Now, the danger of symbols and symbolic thinking comes when the symbols are accepted for real, and taken as they stand for bases from which conclusions shall be drawn. The Christian theologians did not hesitate—why should they, in their position?—to use the personal nature of the Deity as one premiss in a whole series of syllogisms, and to accept at their full face value the conclusions which emerged from these syllogisms.

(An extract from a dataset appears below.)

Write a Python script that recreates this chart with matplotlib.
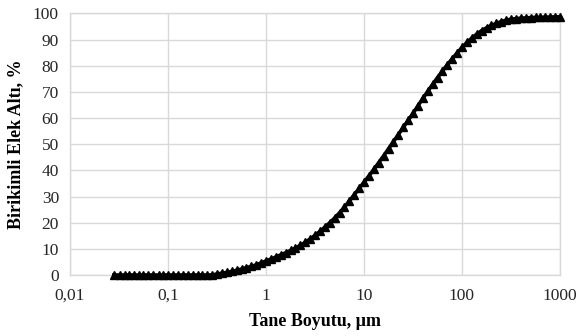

If a personal God was ruler of the universe, then he must be omnipotent; if truly divine, then omniscient; if worthy of worship, then all-wise. He must be capable of interfering with the course of events by “miracles,” of granting our prayers, of communicating directly with us, of deciding our fate in afterlife. From these conclusions yet further conclusions were drawn. If God revealed himself in the Bible, then the Bible was “true” ... with all that this in its turn involved as to our beliefs concerning natural causation, creation, our relations with God, or personal immortality. The whole scheme was self-consistent, and worked as well as many other human schemes. But what if the whole premiss, of God as a personal being, ruler and father and judge—what if this were not in fact tenable? Then, of course, the whole edifice itself would come toppling down. That is what is actually happening to-day. God, as personal ruler, is being slowly driven out of the universe, but returning as this organized idea of which we have spoken.

Another cardinal point in the older systems has always been its claim to possess a revelation of Truth which is in some real ways complete and absolute.

This leads us on immediately to a subject of especial interest to us as rationalists—namely, the relation of religion to science and to free inquiry. Religious beliefs, if they are really believed with any conviction, will be to a greater or less extent dominant beliefs, because by their nature they concern the general relationship between man and his surroundings, which must bulk large in all our lives; and it is matter of common experience with what obstinacy and fanaticism they may be held. If therefore a system of religious belief includes the belief that it is revealed, and therefore true with a more ultimate and complete truth than the truths of observation or experiment, any fact or idea which conflicts with any part of the system will be inevitably treated not only as dangerous to the system, but as actually evil: and this tendency is reinforced by the craving of the average man for certainty, for intellectual satisfaction without undue intellectual effort. The cynic who said that beliefs are generally held with an intensity inversely proportional to the amount of evidence which can be adduced in their support was not wholly or only cynical.

Since, however, the progress of modern science, in addition to the discovery of many wholly new facts, has largely consisted in a proper investigation and a revaluation of the facts subsumed without full analysis into the symbolism of theology, the inevitable result has been for the two to find each other in constant antagonism. But be it noted that it is not science and religion which are in conflict, but science and a particular brand of religion.